A few years later (5 January, 747) Pope St. Zacharias wrote to Pepin, then mayor of the palace, the bishops and other magnates of the Franks, a letter in which at Pepin’s request he sets forth the Church’s doctrine on a variety of points. There is no qualification in his teaching on this subject. He simply cites the forty-seventh of the Apostolical Canons, and the decree of the council of Carthage of 407 A.D. [Footnote: M.G.H., Ep. iii, 480.] This seems to furnish yet a further reason for regarding it as improbable that Gregory II was unfaithful to the traditions of the Holy See.

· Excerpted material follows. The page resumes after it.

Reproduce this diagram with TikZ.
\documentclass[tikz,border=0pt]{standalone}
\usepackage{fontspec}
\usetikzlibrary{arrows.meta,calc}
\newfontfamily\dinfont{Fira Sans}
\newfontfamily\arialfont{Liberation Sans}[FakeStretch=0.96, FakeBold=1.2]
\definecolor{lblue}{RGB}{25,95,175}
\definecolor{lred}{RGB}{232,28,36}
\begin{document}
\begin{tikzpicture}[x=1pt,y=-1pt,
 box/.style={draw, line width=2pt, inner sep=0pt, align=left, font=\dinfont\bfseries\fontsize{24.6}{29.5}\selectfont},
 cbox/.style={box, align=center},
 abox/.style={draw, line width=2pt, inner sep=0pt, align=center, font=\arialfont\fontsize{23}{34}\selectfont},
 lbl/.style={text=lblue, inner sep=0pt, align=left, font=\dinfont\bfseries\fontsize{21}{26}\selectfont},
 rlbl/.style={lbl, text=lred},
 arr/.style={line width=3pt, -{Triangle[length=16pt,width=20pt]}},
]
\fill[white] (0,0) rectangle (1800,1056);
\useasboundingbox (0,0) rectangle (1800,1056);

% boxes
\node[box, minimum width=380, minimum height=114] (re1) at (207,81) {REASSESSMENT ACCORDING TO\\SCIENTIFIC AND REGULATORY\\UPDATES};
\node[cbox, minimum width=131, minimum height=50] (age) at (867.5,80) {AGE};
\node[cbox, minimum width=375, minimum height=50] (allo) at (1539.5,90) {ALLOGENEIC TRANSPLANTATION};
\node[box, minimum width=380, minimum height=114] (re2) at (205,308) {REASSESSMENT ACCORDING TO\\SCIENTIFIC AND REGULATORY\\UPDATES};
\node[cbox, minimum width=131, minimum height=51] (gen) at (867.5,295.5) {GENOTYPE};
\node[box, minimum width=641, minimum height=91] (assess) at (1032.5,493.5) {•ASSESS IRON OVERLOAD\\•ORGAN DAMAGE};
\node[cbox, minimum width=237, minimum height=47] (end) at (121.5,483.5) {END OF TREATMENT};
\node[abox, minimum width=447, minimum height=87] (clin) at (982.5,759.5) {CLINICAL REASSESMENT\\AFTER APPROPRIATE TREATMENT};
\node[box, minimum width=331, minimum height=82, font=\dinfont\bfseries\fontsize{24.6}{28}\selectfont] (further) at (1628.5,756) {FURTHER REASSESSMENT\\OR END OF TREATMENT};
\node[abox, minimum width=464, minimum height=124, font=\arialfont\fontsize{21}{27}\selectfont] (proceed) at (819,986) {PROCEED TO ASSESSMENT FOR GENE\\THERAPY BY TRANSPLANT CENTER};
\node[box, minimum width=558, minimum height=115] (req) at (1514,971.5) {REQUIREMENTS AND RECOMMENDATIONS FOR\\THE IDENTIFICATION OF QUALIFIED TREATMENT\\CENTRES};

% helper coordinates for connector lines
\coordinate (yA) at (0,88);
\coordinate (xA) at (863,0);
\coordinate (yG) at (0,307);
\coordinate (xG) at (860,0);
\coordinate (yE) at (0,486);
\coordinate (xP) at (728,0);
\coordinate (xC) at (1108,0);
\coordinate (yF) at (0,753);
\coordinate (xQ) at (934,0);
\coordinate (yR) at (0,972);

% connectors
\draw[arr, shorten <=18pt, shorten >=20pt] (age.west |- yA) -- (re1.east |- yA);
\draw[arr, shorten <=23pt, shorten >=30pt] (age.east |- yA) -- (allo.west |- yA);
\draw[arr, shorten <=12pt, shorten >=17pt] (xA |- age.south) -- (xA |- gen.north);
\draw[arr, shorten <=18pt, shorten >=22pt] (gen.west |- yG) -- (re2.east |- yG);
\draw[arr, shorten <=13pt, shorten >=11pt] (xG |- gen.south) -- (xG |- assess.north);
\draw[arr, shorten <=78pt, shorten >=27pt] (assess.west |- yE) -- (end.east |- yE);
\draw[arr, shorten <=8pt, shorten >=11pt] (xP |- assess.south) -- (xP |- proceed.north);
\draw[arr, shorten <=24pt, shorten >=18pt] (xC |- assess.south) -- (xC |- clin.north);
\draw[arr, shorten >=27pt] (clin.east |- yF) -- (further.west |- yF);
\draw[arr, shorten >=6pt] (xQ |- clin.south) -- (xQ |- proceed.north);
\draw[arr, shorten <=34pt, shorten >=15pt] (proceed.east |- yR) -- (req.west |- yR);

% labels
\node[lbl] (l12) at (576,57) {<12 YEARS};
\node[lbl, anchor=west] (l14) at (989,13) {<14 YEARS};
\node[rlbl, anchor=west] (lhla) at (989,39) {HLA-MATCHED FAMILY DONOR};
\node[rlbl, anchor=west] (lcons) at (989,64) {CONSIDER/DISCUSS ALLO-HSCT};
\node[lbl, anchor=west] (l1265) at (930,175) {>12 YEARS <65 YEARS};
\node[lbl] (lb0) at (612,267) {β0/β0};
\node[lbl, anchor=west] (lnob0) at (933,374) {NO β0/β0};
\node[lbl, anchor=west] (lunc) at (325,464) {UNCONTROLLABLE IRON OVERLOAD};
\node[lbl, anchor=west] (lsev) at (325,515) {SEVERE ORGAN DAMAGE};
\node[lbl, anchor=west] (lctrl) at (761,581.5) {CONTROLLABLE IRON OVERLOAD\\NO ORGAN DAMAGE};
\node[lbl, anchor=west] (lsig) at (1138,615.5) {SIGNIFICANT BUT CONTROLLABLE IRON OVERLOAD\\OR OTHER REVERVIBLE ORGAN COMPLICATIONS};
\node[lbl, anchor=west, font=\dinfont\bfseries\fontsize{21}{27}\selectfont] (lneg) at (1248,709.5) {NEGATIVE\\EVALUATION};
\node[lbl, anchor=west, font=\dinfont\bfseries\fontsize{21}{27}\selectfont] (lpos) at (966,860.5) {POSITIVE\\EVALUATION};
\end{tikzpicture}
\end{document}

Again in the year 754 A.D. Stephen III is equally explicit in a letter to the monks of a place named Brittannacus in the diocese of Noyon. He cites the letter of Innocent I to Exsuperius of Toulouse, and declares that all who divorce their wives and make new marriages are to be excluded from the communion of the Church. [Footnote: Steph. III ad monasterium Brittan., c. 5 (Mansi, t. xii, p. 559).] Similar pronouncements of the Popes in the ninth and following centuries will find mention later. Their natural place is in connection with the Carlovingian reform and the subsequent developments. Source: Joyce, George Hayward. (1948.) Christian Marriage. (2nd ed.) London, U.K.: Sheed and Ward. p. 332-334

I hope that helps. God bless!

Yes, thanks Dmar. That is very helpful.